Полная версия
Мы-Погодаевские
Не имея навыков воровства, попались мы с братцем с поличным, потому что не догадались заглянуть в проулок, по которому ходил домой Петр Михайлович; вскочили на скамейку, стали ломать веточки, и раздался строгий голос: «Это что такое творится?». покраснелые от стыда, стояли мы с виноватым видом перед грозным учителем. Выручила нас проходящая мимо тетка Александра Николаевна, женщина из нашей деревни, неграмотная, но бойкая, умная, находчивая.
– Вы уж, Петр Михайлович, – попросила она, – не ругайте их сильно, они задумали посадить тополя у своего дома, вот и решились на воровство…
– Хорошее дело, – смягчился учитель и собственными руками отломил несколько веточек, объяснил, как их посадить, и пожелал удачи.

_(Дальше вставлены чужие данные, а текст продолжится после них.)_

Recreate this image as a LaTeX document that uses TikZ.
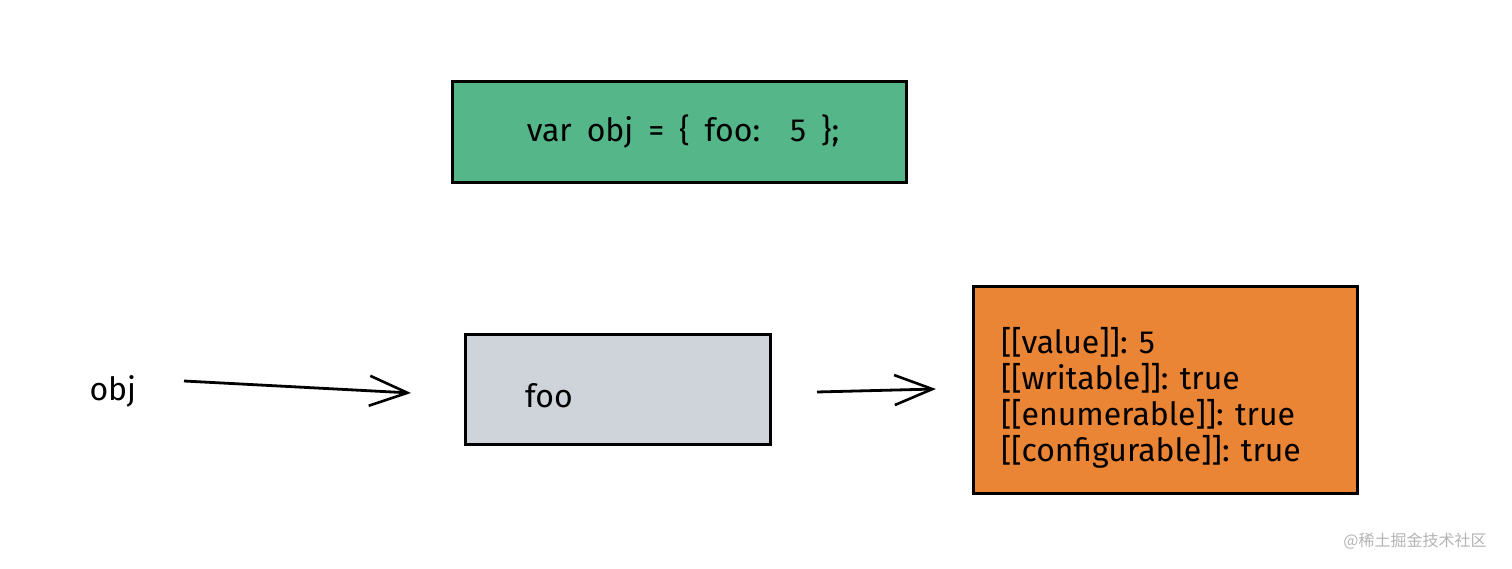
\documentclass[tikz,border=0pt]{standalone}
\usepackage{fontspec}
\setmainfont{Fira Sans}
\newfontfamily\cjk{Noto Sans CJK SC}
\usetikzlibrary{arrows.meta}
\definecolor{boxgreen}{HTML}{55B68A}
\definecolor{boxgray}{HTML}{CED4DA}
\definecolor{boxorange}{HTML}{EA8536}
\definecolor{wmgray}{HTML}{B4B4B4}
\tikzset{
  box/.style={draw=black, line width=3pt, minimum width=#1, inner sep=0pt},
  lbl/.style={font=\fontsize{32}{36}\selectfont, text=black},
  widesp/.style={execute at begin node={\spaceskip=15pt\relax}},
  arr/.style={line width=2.8pt, -{Straight Barb[length=38pt, width=30pt, line width=2.6pt]}},
}
\begin{document}
\begin{tikzpicture}[x=1pt,y=1pt]
\useasboundingbox[fill=white] (0,0) rectangle (1512,569);
\node[box=454pt, minimum height=101pt, fill=boxgreen, lbl, widesp] (decl) at (679,437) {\hspace*{8pt}var obj = \{ foo:\ \ 5 \};};
\node[box=305pt, minimum height=110pt, fill=boxgray, lbl] (foo) at (617.5,179) {\parbox{245pt}{\vspace*{12pt}\hspace*{30pt}foo}};
\node[box=384pt, minimum height=207pt, fill=boxorange, lbl] (attrs) at (1165,178.5) {\parbox{328pt}{\vspace*{14pt}[[value]]: 5\\{}[[writable]]: true\\{}[[enumerable]]: true\\{}[[configurable]]: true}};
\node[lbl, anchor=west] (obj) at (86,178) {obj};
\coordinate (a1s) at (184,188);
\coordinate (a1e) at (411,176);
\coordinate (a2s) at (817,177);
\coordinate (a2e) at (936,180);
\draw[arr] (a1s) -- (a1e);
\draw[arr] (a2s) -- (a2e);
\node[font=\cjk\fontsize{16}{18}\selectfont, text=wmgray] (wm) at (1415,28) {@稀土掘金技术社区};
\end{tikzpicture}
\end{document}
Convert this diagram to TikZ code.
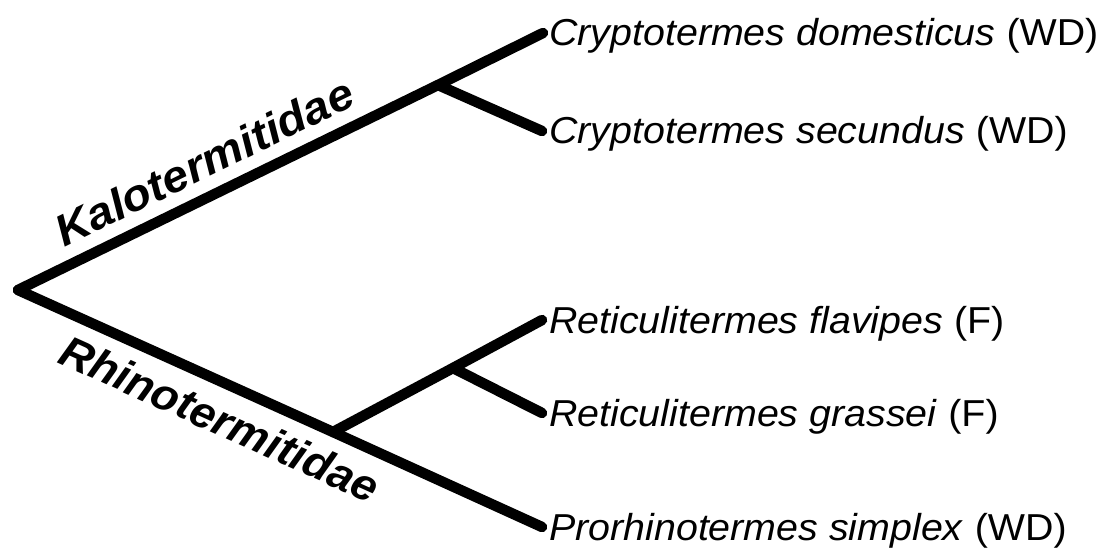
\documentclass[tikz,border=0pt]{standalone}
\usepackage{fontspec}
\setmainfont{Liberation Sans}
\newfontfamily\leaffont[FakeStretch=1.05]{Liberation Sans}
\newfontfamily\cladefont[FakeStretch=1.07]{Liberation Sans}
\newfontfamily\cladefontb[FakeStretch=1.03]{Liberation Sans}
\begin{document}
\begin{tikzpicture}[x=1pt,y=-1pt,
  branch/.style={line width=10.5pt,line cap=round,line join=round},
  leaf/.style={anchor=base west,inner sep=0pt,font=\leaffont\fontsize{37.5}{40}\selectfont},
  clade/.style={anchor=base west,inner sep=0pt,font=\cladefont\fontsize{44}{48}\selectfont\bfseries\itshape},
  cladeb/.style={anchor=base west,inner sep=0pt,font=\cladefontb\fontsize{44}{48}\selectfont\bfseries\itshape}]
\useasboundingbox (0,0) rectangle (1100,549);
% internal nodes and leaf ends
\coordinate (root) at (18,290);
\coordinate (k) at (438,85);
\coordinate (r) at (333,432);
\coordinate (rr) at (453,368);
\coordinate (cd) at (543,33);
\coordinate (cs) at (542,131);
\coordinate (rf) at (542,320);
\coordinate (rg) at (542,413);
\coordinate (ps) at (542,527);
% branches
\draw[branch] (root) -- (k) -- (cd);
\draw[branch] (k) -- (cs);
\draw[branch] (root) -- (r) -- (ps);
\draw[branch] (r) -- (rr) -- (rf);
\draw[branch] (rr) -- (rg);
% leaf labels
\node[leaf] (cdl) at (549,45) {\textit{Cryptotermes domesticus} (WD)};
\node[leaf] (csl) at (549,143) {\textit{Cryptotermes secundus} (WD)};
\node[leaf] (rfl) at (549,333) {\textit{Reticulitermes flavipes} (F)};
\node[leaf] (rgl) at (549,426) {\textit{Reticulitermes grassei} (F)};
\node[leaf] (psl) at (549,540) {\textit{Prorhinotermes simplex} (WD)};
% clade labels
\node[clade,rotate=26.1] (kal) at (64,248) {Kalotermitidae};
\node[cladeb,rotate=-24.3] (rhi) at (56,362) {Rhinotermitidae};
\end{tikzpicture}
\end{document}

Кстати, тополя под нашими окнами взялись хорошо, и вскоре у нас появились последователи – подражатели…
Вот примерно все, что я могу написать об учителе зоологии Петре Михайловиче Любимове как представителе подлинных интеллигентов, не только среди учительских слоев. Разумеется, это мизер, крохи из того, что можно было бы о нем написать, имея дневниковые записи. Еще хочется сказать, что все написанное – это моя память о нем, кто-то знает и больше и шире, подробнее и ярче.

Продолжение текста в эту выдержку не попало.